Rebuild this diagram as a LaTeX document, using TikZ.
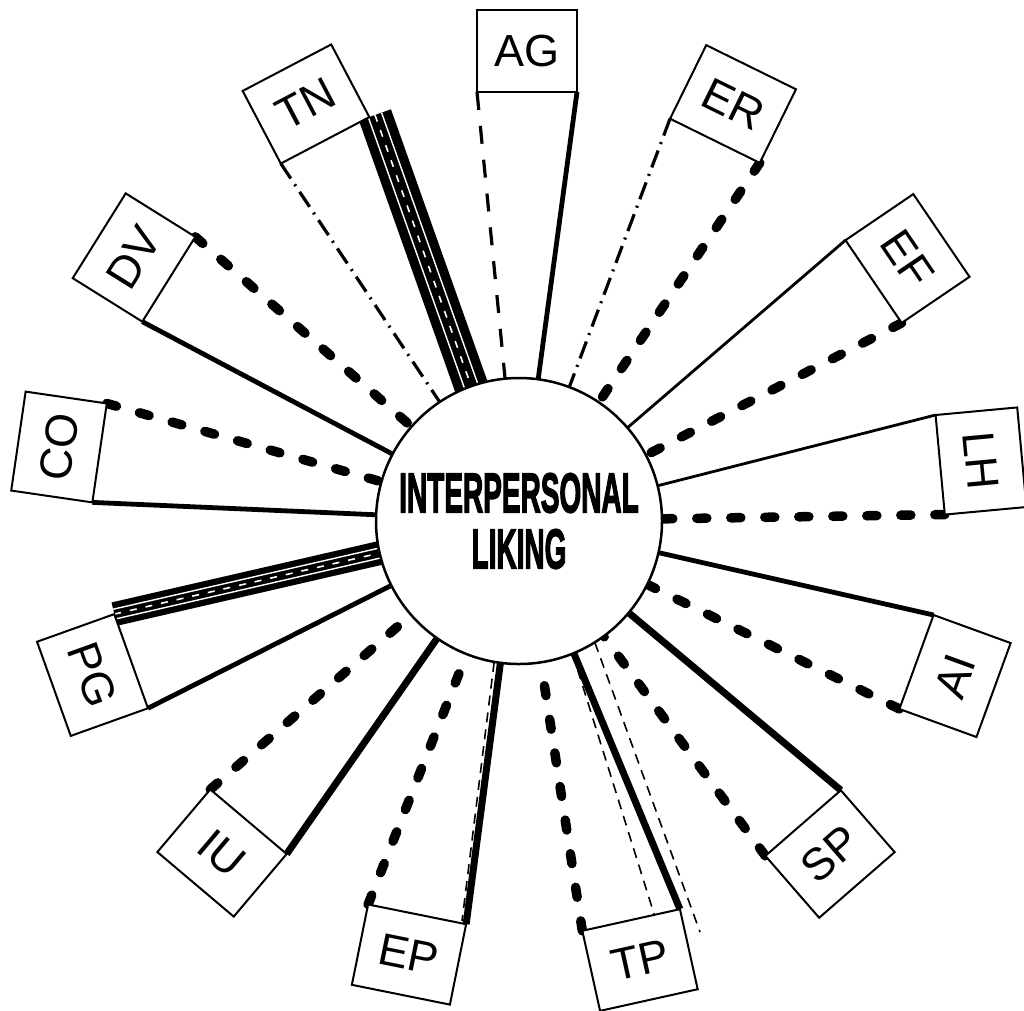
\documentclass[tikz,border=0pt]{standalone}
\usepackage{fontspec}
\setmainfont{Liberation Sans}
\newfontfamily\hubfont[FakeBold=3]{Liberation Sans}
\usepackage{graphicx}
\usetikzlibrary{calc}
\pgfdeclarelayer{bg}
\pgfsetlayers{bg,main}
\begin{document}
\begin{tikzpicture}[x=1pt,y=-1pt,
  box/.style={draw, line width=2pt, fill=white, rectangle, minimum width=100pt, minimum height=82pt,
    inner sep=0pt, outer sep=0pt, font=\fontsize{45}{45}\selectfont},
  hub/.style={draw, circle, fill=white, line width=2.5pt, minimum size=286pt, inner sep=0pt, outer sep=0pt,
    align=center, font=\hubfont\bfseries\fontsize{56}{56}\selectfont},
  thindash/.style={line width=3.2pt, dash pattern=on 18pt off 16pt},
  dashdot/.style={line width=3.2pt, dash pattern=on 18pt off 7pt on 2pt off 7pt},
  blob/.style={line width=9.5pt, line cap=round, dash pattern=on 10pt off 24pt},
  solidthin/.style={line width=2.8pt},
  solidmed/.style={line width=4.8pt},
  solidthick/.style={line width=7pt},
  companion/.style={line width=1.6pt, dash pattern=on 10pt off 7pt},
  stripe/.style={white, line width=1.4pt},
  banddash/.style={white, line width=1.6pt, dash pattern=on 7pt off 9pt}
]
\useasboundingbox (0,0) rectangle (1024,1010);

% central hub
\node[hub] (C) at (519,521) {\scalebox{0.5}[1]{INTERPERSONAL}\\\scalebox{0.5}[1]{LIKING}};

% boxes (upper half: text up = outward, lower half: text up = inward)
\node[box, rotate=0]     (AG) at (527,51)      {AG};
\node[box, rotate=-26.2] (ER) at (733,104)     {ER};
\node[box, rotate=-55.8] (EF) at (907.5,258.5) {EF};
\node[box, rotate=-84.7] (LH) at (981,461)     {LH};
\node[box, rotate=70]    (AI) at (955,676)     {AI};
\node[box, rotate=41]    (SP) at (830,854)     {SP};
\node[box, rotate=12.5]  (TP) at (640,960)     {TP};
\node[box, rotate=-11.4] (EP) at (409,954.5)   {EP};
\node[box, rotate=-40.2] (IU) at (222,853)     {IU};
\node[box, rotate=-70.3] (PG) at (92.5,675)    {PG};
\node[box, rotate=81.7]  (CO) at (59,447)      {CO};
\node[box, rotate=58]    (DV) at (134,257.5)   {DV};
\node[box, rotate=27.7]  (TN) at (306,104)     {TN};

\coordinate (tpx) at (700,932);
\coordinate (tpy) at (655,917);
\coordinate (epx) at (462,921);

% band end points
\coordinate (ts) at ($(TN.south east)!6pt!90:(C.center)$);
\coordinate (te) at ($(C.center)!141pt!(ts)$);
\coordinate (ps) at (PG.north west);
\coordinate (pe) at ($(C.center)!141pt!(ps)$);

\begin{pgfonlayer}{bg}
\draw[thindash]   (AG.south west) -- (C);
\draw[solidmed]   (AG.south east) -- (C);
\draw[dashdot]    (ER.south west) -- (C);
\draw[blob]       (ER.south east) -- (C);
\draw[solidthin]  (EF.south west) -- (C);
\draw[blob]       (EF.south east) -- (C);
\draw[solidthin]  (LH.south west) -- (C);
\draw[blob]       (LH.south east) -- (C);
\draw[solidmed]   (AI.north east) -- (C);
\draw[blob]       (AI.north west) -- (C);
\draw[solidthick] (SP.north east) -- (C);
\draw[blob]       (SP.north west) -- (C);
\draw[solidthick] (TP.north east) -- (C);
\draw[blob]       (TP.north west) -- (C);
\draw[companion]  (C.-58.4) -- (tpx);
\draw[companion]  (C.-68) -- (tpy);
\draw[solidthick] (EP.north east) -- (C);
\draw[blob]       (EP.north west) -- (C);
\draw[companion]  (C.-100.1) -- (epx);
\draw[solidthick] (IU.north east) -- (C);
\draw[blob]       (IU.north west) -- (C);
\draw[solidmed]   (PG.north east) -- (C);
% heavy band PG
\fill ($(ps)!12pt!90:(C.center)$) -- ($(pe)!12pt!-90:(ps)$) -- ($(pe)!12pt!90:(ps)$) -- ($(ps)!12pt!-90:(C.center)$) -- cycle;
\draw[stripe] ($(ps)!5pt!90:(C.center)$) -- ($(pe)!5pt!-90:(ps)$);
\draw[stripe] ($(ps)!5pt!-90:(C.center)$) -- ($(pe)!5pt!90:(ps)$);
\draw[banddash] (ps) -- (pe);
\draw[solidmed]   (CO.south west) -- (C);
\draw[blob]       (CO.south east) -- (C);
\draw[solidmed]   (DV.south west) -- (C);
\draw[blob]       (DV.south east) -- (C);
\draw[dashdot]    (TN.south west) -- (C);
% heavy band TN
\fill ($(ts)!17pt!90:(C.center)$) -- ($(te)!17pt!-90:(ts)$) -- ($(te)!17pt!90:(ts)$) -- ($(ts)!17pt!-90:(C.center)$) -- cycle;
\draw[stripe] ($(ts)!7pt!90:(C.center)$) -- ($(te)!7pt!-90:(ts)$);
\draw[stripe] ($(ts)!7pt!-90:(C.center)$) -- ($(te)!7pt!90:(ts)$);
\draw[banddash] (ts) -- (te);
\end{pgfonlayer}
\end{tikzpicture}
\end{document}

* What is being asked
Copy the data character for character, but drop all pictures from the copy.

* Solution to this problem
Rebuild this diagram as a LaTeX document, using TikZ.
\documentclass[tikz,border=0pt]{standalone}
\usepackage{fontspec}
\setmainfont{Liberation Sans}
\newfontfamily\hubfont[FakeBold=3]{Liberation Sans}
\usepackage{graphicx}
\usetikzlibrary{calc}
\pgfdeclarelayer{bg}
\pgfsetlayers{bg,main}
\begin{document}
\begin{tikzpicture}[x=1pt,y=-1pt,
  box/.style={draw, line width=2pt, fill=white, rectangle, minimum width=100pt, minimum height=82pt,
    inner sep=0pt, outer sep=0pt, font=\fontsize{45}{45}\selectfont},
  hub/.style={draw, circle, fill=white, line width=2.5pt, minimum size=286pt, inner sep=0pt, outer sep=0pt,
    align=center, font=\hubfont\bfseries\fontsize{56}{56}\selectfont},
  thindash/.style={line width=3.2pt, dash pattern=on 18pt off 16pt},
  dashdot/.style={line width=3.2pt, dash pattern=on 18pt off 7pt on 2pt off 7pt},
  blob/.style={line width=9.5pt, line cap=round, dash pattern=on 10pt off 24pt},
  solidthin/.style={line width=2.8pt},
  solidmed/.style={line width=4.8pt},
  solidthick/.style={line width=7pt},
  companion/.style={line width=1.6pt, dash pattern=on 10pt off 7pt},
  stripe/.style={white, line width=1.4pt},
  banddash/.style={white, line width=1.6pt, dash pattern=on 7pt off 9pt}
]
\useasboundingbox (0,0) rectangle (1024,1010);

% central hub
\node[hub] (C) at (519,521) {\scalebox{0.5}[1]{INTERPERSONAL}\\\scalebox{0.5}[1]{LIKING}};

% boxes (upper half: text up = outward, lower half: text up = inward)
\node[box, rotate=0]     (AG) at (527,51)      {AG};
\node[box, rotate=-26.2] (ER) at (733,104)     {ER};
\node[box, rotate=-55.8] (EF) at (907.5,258.5) {EF};
\node[box, rotate=-84.7] (LH) at (981,461)     {LH};
\node[box, rotate=70]    (AI) at (955,676)     {AI};
\node[box, rotate=41]    (SP) at (830,854)     {SP};
\node[box, rotate=12.5]  (TP) at (640,960)     {TP};
\node[box, rotate=-11.4] (EP) at (409,954.5)   {EP};
\node[box, rotate=-40.2] (IU) at (222,853)     {IU};
\node[box, rotate=-70.3] (PG) at (92.5,675)    {PG};
\node[box, rotate=81.7]  (CO) at (59,447)      {CO};
\node[box, rotate=58]    (DV) at (134,257.5)   {DV};
\node[box, rotate=27.7]  (TN) at (306,104)     {TN};

\coordinate (tpx) at (700,932);
\coordinate (tpy) at (655,917);
\coordinate (epx) at (462,921);

% band end points
\coordinate (ts) at ($(TN.south east)!6pt!90:(C.center)$);
\coordinate (te) at ($(C.center)!141pt!(ts)$);
\coordinate (ps) at (PG.north west);
\coordinate (pe) at ($(C.center)!141pt!(ps)$);

\begin{pgfonlayer}{bg}
\draw[thindash]   (AG.south west) -- (C);
\draw[solidmed]   (AG.south east) -- (C);
\draw[dashdot]    (ER.south west) -- (C);
\draw[blob]       (ER.south east) -- (C);
\draw[solidthin]  (EF.south west) -- (C);
\draw[blob]       (EF.south east) -- (C);
\draw[solidthin]  (LH.south west) -- (C);
\draw[blob]       (LH.south east) -- (C);
\draw[solidmed]   (AI.north east) -- (C);
\draw[blob]       (AI.north west) -- (C);
\draw[solidthick] (SP.north east) -- (C);
\draw[blob]       (SP.north west) -- (C);
\draw[solidthick] (TP.north east) -- (C);
\draw[blob]       (TP.north west) -- (C);
\draw[companion]  (C.-58.4) -- (tpx);
\draw[companion]  (C.-68) -- (tpy);
\draw[solidthick] (EP.north east) -- (C);
\draw[blob]       (EP.north west) -- (C);
\draw[companion]  (C.-100.1) -- (epx);
\draw[solidthick] (IU.north east) -- (C);
\draw[blob]       (IU.north west) -- (C);
\draw[solidmed]   (PG.north east) -- (C);
% heavy band PG
\fill ($(ps)!12pt!90:(C.center)$) -- ($(pe)!12pt!-90:(ps)$) -- ($(pe)!12pt!90:(ps)$) -- ($(ps)!12pt!-90:(C.center)$) -- cycle;
\draw[stripe] ($(ps)!5pt!90:(C.center)$) -- ($(pe)!5pt!-90:(ps)$);
\draw[stripe] ($(ps)!5pt!-90:(C.center)$) -- ($(pe)!5pt!90:(ps)$);
\draw[banddash] (ps) -- (pe);
\draw[solidmed]   (CO.south west) -- (C);
\draw[blob]       (CO.south east) -- (C);
\draw[solidmed]   (DV.south west) -- (C);
\draw[blob]       (DV.south east) -- (C);
\draw[dashdot]    (TN.south west) -- (C);
% heavy band TN
\fill ($(ts)!17pt!90:(C.center)$) -- ($(te)!17pt!-90:(ts)$) -- ($(te)!17pt!90:(ts)$) -- ($(ts)!17pt!-90:(C.center)$) -- cycle;
\draw[stripe] ($(ts)!7pt!90:(C.center)$) -- ($(te)!7pt!-90:(ts)$);
\draw[stripe] ($(ts)!7pt!-90:(C.center)$) -- ($(te)!7pt!90:(ts)$);
\draw[banddash] (ts) -- (te);
\end{pgfonlayer}
\end{tikzpicture}
\end{document}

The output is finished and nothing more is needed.